I am part of Capgemini Consulting’s Strategy and Transformation practice, where I lead teams to deliver projects that range from high-profile strategic studies through to the implementation of new, large-scale initiatives. For the last 18 months, in addition to my day job working with clients, I have also been managing the Consultant Development Community (CDC) – Capgemini Consulting’s graduate programme – that I was part of when I joined the company in 2003.
I picked consulting as a career as, first and foremost, I was after variety. The thought of having a job in which I knew where I’d be and what I’d be doing every working day just didn’t appeal. Consulting projects would mean I’d be working in different places with different people and doing really different things all of the time. I knew it would be challenging and rewarding and I was also looking forward to picking up some broad business skills. (Not that I was really sure what those skills would be if I’m honest).

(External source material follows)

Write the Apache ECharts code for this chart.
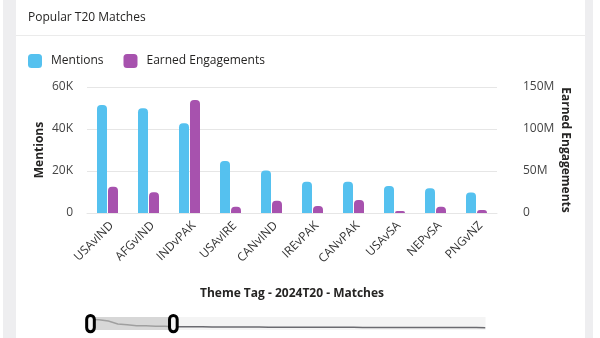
<!DOCTYPE html>
<html>
<head>
<meta charset="utf-8">
<script src="https://cdn.jsdelivr.net/npm/echarts@6/dist/echarts.min.js"></script>
<style>
  html, body { margin: 0; padding: 0; width: 600px; height: 338px; background: #ffffff; overflow: hidden; }
  #stripL { position: absolute; left: 3px; top: 0; width: 13px; height: 338px; background: #eeeef0; }
  #stripR { position: absolute; left: 585px; top: 0; width: 8px; height: 338px; background: #eeeef0; }
  #sep { position: absolute; left: 16px; top: 35px; width: 569px; height: 1px; background: #ebebeb; }
  #chart { position: absolute; left: 0; top: 0; width: 600px; height: 338px; }
</style>
</head>
<body>
<div id="stripL"></div>
<div id="stripR"></div>
<div id="sep"></div>
<div id="chart"></div>
<script>
const categories = ['USAvIND', 'AFGvIND', 'INDvPAK', 'USAvIRE', 'CANvIND', 'IREvPAK', 'CANvPAK', 'USAvSA', 'NEPvSA', 'PNGvNZ'];
const mentions = [51400, 49900, 42700, 24800, 20200, 14900, 14900, 12900, 11800, 9800];
const engagements = [31.3e6, 24.6e6, 134.5e6, 7.5e6, 14.7e6, 8.3e6, 15.5e6, 2.4e6, 7.5e6, 3.6e6];
// mentions across all matches (first 10 are the shown ones)
const shadowTail = [9200, 8900, 8600, 8400, 8100, 7900, 7700, 7500, 7300, 7100, 6900, 6700, 6600, 6400, 6300, 6100, 6000, 5800, 5700, 5600, 5400, 5300, 5200, 5100, 5000, 4900, 4800, 4700, 4600, 4500, 4400, 4300, 4200];
const leftTicks = ['0', '20K', '40K', '60K'];
const rightTicks = ['0', '50M', '100M', '150M'];

const shadowValues = mentions.concat(shadowTail);
const shadowCats = shadowValues.map((v, i) => String(i));

const FONT = "'Segoe UI', 'Open Sans', sans-serif";
const chart = echarts.init(document.getElementById('chart'), null, { renderer: 'canvas' });

chart.setOption({
  animation: false,
  textStyle: { fontFamily: FONT },
  title: {
    text: 'Popular T20 Matches',
    left: 28, top: 12, padding: 0,
    textStyle: { fontFamily: FONT, fontSize: 12, fontWeight: 'normal', color: '#252423' }
  },
  legend: {
    data: ['Mentions', 'Earned Engagements'],
    left: 28, top: 54, padding: 0,
    itemWidth: 14, itemHeight: 14, itemGap: 20,
    icon: 'roundRect',
    textStyle: { fontFamily: FONT, fontSize: 12, color: '#252423', padding: [0, 0, 0, 4] }
  },
  grid: [
    { left: 87, right: 103, top: 87, bottom: 125, containLabel: false },
    { left: 87, right: 117, top: 317, height: 13, show: false }
  ],
  xAxis: [
    {
      type: 'category', data: categories, gridIndex: 0,
      axisLine: { show: true, lineStyle: { color: '#e6e6e6', width: 1 } },
      axisTick: { show: false },
      axisLabel: { rotate: 45, fontSize: 12, color: '#333', fontFamily: FONT, margin: 15, interval: 0,
        padding: [0, -6, 0, 0] },
      name: 'Theme Tag - 2024T20 - Matches',
      nameLocation: 'middle', nameGap: 75, nameMoveOverlap: false,
      nameTextStyle: { fontFamily: FONT, fontSize: 12, fontWeight: 'bold', color: '#252423' }
    },
    {
      type: 'category', data: shadowCats, gridIndex: 1, show: false
    }
  ],
  yAxis: [
    {
      type: 'value', gridIndex: 0, min: 0, max: 60000, interval: 20000,
      axisLine: { show: false }, axisTick: { show: false },
      splitLine: { show: true, lineStyle: { color: '#e6e6e6', width: 1 } },
      axisLabel: { fontSize: 12, color: '#444', fontFamily: FONT, margin: 14,
        formatter: (v) => leftTicks[Math.round(v / 20000)] },
      name: 'Mentions', nameLocation: 'middle', nameGap: 41, nameMoveOverlap: false,
      nameTextStyle: { fontFamily: FONT, fontSize: 12, fontWeight: 'bold', color: '#252423' }
    },
    {
      type: 'value', gridIndex: 0, min: 0, max: 150e6, interval: 50e6, position: 'right',
      axisLine: { show: false }, axisTick: { show: false },
      splitLine: { show: false },
      axisLabel: { fontSize: 12, color: '#444', fontFamily: FONT, margin: 26,
        formatter: (v) => rightTicks[Math.round(v / 50e6)] },
      name: 'Earned Engagements', nameLocation: 'middle', nameGap: 62, nameRotate: -90, nameMoveOverlap: false,
      nameTextStyle: { fontFamily: FONT, fontSize: 12, fontWeight: 'bold', color: '#252423' }
    },
    { type: 'value', gridIndex: 1, show: false }
  ],
  dataZoom: [{
    type: 'slider', xAxisIndex: 1, startValue: 0, endValue: 9,
    left: 87, right: 117, top: 317, height: 13,
    showDetail: false, brushSelect: false, zoomLock: false,
    moveHandleSize: 0,
    showDataShadow: true,
    borderColor: 'transparent', borderRadius: 6,
    backgroundColor: '#f4f4f4',
    fillerColor: 'rgba(200,200,200,0.65)',
    dataBackground: {
      lineStyle: { color: '#6b6b70', width: 1.5, opacity: 1 },
      areaStyle: { opacity: 0 }
    },
    selectedDataBackground: {
      lineStyle: { color: '#555', width: 1.5, opacity: 1 },
      areaStyle: { opacity: 0 }
    },
    handleIcon: 'path://M4,0 a4,4 0 0 1 4,4 v9 a4,4 0 0 1 -4,4 a4,4 0 0 1 -4,-4 v-9 a4,4 0 0 1 4,-4 z',
    handleSize: '125%',
    handleStyle: { color: '#f4f4f4', borderColor: '#000', borderWidth: 3 },
    emphasis: { handleStyle: { color: '#f4f4f4', borderColor: '#000', borderWidth: 3 } }
  }],
  series: [
    {
      name: 'Mentions', type: 'bar', xAxisIndex: 0, yAxisIndex: 0,
      data: mentions, barWidth: 10, barGap: '10%',
      itemStyle: { color: '#55c1ef', borderRadius: [4, 4, 0, 0] }
    },
    {
      name: 'Earned Engagements', type: 'bar', xAxisIndex: 0, yAxisIndex: 1,
      data: engagements, barWidth: 10, barGap: '10%',
      itemStyle: { color: '#a752ae', borderRadius: [4, 4, 0, 0] }
    },
    {
      name: 'shadow', type: 'line', xAxisIndex: 1, yAxisIndex: 2,
      data: shadowValues, symbol: 'none', silent: true,
      lineStyle: { opacity: 0 }
    }
  ]
});
</script>
</body>
</html>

My consulting career didn’t get off to the best of starts. I finished my Maths degree at Oxford in 2001. In addition to studying for my exams, I’d also been rowing for the university in my final year, which had left little time for job hunting. By the time I’d finished my degree, the market had entered a downturn and many firms simply weren’t recruiting. So, I took the opportunity to broaden my horizons by travelling around the world for a few months, before securing a job for the following year at a small IT consultancy.
Sadly, this wasn’t meant to be, as nine months later, with the market still weak, I was made redundant. It was a terrible shock to me at the time, but I can look back now and see what valuable lessons I learnt from it and how much stronger and more focused the experience made me. I decided that, whilst consulting was still for me, I would look more to the management side of things and I joined the CDC in 2003.
The CDC kicked off with an intensive two-week training course in London, followed by a week at the fantastic Capgemini University near Paris, where we were introduced to all of the core consulting skills we’d need to be successful. What a start! (We still follow that same format today).
After that, it was straight out onto projects and delivering. My first project was as part of an internal Capgemini team – the Strategic Research Group – that produces tailored research both for external clients and to support Capgemini’s business development. It was like nothing I had ever done before and the learning curve was incredibly steep, but I was really well supported and the skills I picked up there have served me exceptionally well ever since.
After that I moved onto a research project at a client before experiencing some large scale transformation programmes at different clients and I even had a stint living in Paris, which was superb. My strategic research experience made it clear to me where I wanted to focus my career, so after graduating from the CDC I joined the Strategy and Transformation Practice.
Since then, the variety and challenges have kept on coming, not least when I took on the management of the CDC in 2009, giving me the opportunity to support and develop the new talent in the business, which has been a real privilege. This year I have also undertaken a global role in which I am developing a strategy for our own global public sector consulting business that will determine the countries we focus on and the key offers that we take to market. I am also developing a network of all of our public sector consultants, that will enable us to share knowledge and generate new business across the country borders.
In general, the training opportunities I have had have been fantastic, not only helping me to develop some of the great hard skills needed to be a consultant (such as analysis and project management) but also lots of softer skills that are useful in life as much as at work. I completely underestimated the personal development I would undergo here. I have learnt to look at myself much more – my own strengths and weakness and development opportunities – and what I have learnt about understanding and working with others has been immensely valuable.
A lot of this has come through some excellent formal training courses, but so much comes from keeping your eyes and ears open on the job, learning from others and trying it for yourself.
Is consultancy for you?
So, yes, it’s hard work and yes, the hours can be long and yes, you are often away from home. But it’s not constant and there is still plenty of time for your personal life. I get to the gym, meet friends for drinks and dinners, and spend weekends chilling in my garden. Is it worth it? Without a doubt. All those things I was looking for – the variety, the challenge, the rewards, the skills and personal development – they all turned out to be here and have continued to be here, even as I have progressed up through the organisation. I couldn’t have asked for anything more.